## Data extract
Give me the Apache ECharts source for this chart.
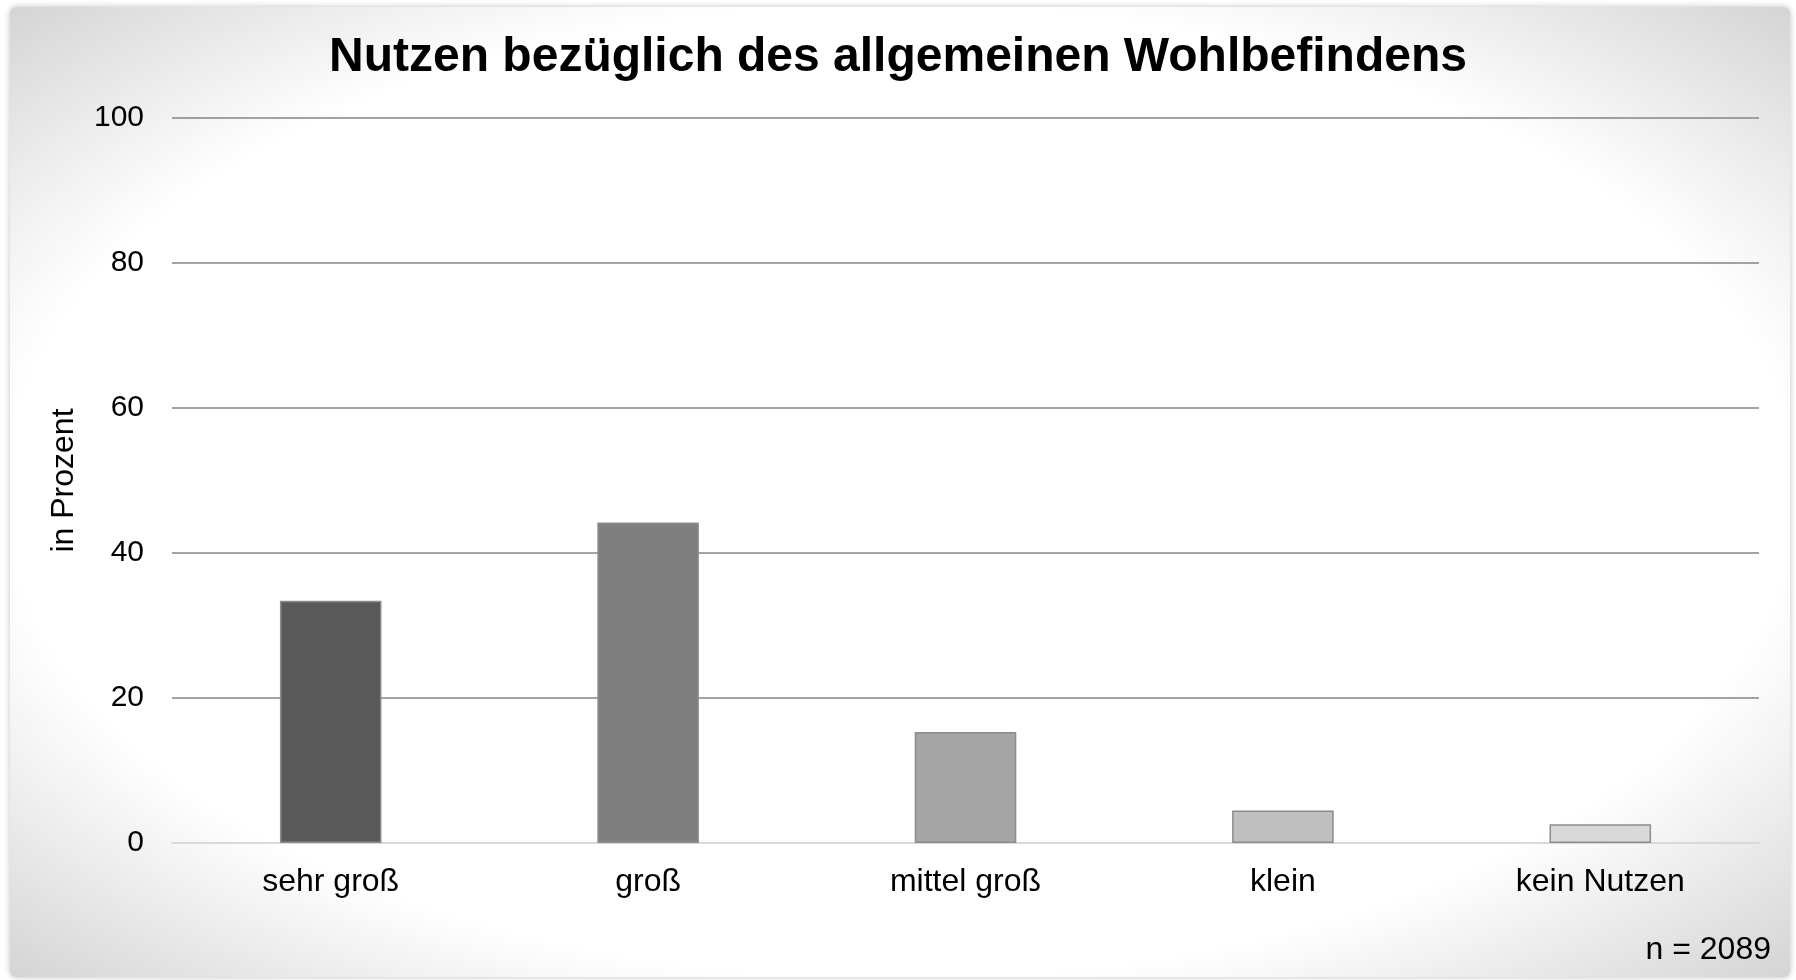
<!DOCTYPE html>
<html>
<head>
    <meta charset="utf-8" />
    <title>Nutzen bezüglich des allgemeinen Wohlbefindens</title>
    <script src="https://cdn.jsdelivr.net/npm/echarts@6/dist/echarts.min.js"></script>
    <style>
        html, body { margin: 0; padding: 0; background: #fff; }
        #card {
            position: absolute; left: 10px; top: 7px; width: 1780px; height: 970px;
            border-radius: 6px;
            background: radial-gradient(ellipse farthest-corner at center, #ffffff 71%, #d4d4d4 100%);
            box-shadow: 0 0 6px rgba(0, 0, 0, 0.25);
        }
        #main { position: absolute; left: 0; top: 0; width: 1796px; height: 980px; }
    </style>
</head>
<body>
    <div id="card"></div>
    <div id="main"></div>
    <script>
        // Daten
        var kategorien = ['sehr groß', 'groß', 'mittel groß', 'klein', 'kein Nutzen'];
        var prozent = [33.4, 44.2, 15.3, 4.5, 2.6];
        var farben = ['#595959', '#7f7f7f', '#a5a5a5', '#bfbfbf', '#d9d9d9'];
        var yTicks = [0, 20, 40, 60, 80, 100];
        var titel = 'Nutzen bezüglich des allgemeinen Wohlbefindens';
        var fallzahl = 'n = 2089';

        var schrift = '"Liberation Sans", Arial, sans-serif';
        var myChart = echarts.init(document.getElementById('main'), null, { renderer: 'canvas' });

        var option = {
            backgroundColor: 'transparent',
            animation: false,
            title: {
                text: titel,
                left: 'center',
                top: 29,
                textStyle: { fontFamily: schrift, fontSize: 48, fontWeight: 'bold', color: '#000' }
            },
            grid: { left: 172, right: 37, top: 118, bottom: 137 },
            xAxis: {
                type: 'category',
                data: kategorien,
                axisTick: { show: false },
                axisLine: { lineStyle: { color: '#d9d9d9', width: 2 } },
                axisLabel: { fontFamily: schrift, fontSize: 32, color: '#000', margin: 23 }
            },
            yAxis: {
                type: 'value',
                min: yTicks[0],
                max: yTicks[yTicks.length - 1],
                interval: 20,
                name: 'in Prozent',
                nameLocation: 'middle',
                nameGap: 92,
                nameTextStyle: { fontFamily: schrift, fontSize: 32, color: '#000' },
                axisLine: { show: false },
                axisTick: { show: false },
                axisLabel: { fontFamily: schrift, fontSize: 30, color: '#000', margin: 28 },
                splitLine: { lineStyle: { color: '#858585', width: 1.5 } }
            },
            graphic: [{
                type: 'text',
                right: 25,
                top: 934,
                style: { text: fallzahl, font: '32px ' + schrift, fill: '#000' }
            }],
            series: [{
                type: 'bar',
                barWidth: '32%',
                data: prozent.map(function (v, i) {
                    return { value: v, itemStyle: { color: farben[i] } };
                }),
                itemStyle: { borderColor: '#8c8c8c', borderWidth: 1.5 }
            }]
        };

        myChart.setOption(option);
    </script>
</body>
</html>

## Goal
Return to the listing above and set it down exactly, leaving out its pictures.

## Result below
Give me the Apache ECharts source for this chart.
<!DOCTYPE html>
<html>
<head>
    <meta charset="utf-8" />
    <title>Nutzen bezüglich des allgemeinen Wohlbefindens</title>
    <script src="https://cdn.jsdelivr.net/npm/echarts@6/dist/echarts.min.js"></script>
    <style>
        html, body { margin: 0; padding: 0; background: #fff; }
        #card {
            position: absolute; left: 10px; top: 7px; width: 1780px; height: 970px;
            border-radius: 6px;
            background: radial-gradient(ellipse farthest-corner at center, #ffffff 71%, #d4d4d4 100%);
            box-shadow: 0 0 6px rgba(0, 0, 0, 0.25);
        }
        #main { position: absolute; left: 0; top: 0; width: 1796px; height: 980px; }
    </style>
</head>
<body>
    <div id="card"></div>
    <div id="main"></div>
    <script>
        // Daten
        var kategorien = ['sehr groß', 'groß', 'mittel groß', 'klein', 'kein Nutzen'];
        var prozent = [33.4, 44.2, 15.3, 4.5, 2.6];
        var farben = ['#595959', '#7f7f7f', '#a5a5a5', '#bfbfbf', '#d9d9d9'];
        var yTicks = [0, 20, 40, 60, 80, 100];
        var titel = 'Nutzen bezüglich des allgemeinen Wohlbefindens';
        var fallzahl = 'n = 2089';

        var schrift = '"Liberation Sans", Arial, sans-serif';
        var myChart = echarts.init(document.getElementById('main'), null, { renderer: 'canvas' });

        var option = {
            backgroundColor: 'transparent',
            animation: false,
            title: {
                text: titel,
                left: 'center',
                top: 29,
                textStyle: { fontFamily: schrift, fontSize: 48, fontWeight: 'bold', color: '#000' }
            },
            grid: { left: 172, right: 37, top: 118, bottom: 137 },
            xAxis: {
                type: 'category',
                data: kategorien,
                axisTick: { show: false },
                axisLine: { lineStyle: { color: '#d9d9d9', width: 2 } },
                axisLabel: { fontFamily: schrift, fontSize: 32, color: '#000', margin: 23 }
            },
            yAxis: {
                type: 'value',
                min: yTicks[0],
                max: yTicks[yTicks.length - 1],
                interval: 20,
                name: 'in Prozent',
                nameLocation: 'middle',
                nameGap: 92,
                nameTextStyle: { fontFamily: schrift, fontSize: 32, color: '#000' },
                axisLine: { show: false },
                axisTick: { show: false },
                axisLabel: { fontFamily: schrift, fontSize: 30, color: '#000', margin: 28 },
                splitLine: { lineStyle: { color: '#858585', width: 1.5 } }
            },
            graphic: [{
                type: 'text',
                right: 25,
                top: 934,
                style: { text: fallzahl, font: '32px ' + schrift, fill: '#000' }
            }],
            series: [{
                type: 'bar',
                barWidth: '32%',
                data: prozent.map(function (v, i) {
                    return { value: v, itemStyle: { color: farben[i] } };
                }),
                itemStyle: { borderColor: '#8c8c8c', borderWidth: 1.5 }
            }]
        };

        myChart.setOption(option);
    </script>
</body>
</html>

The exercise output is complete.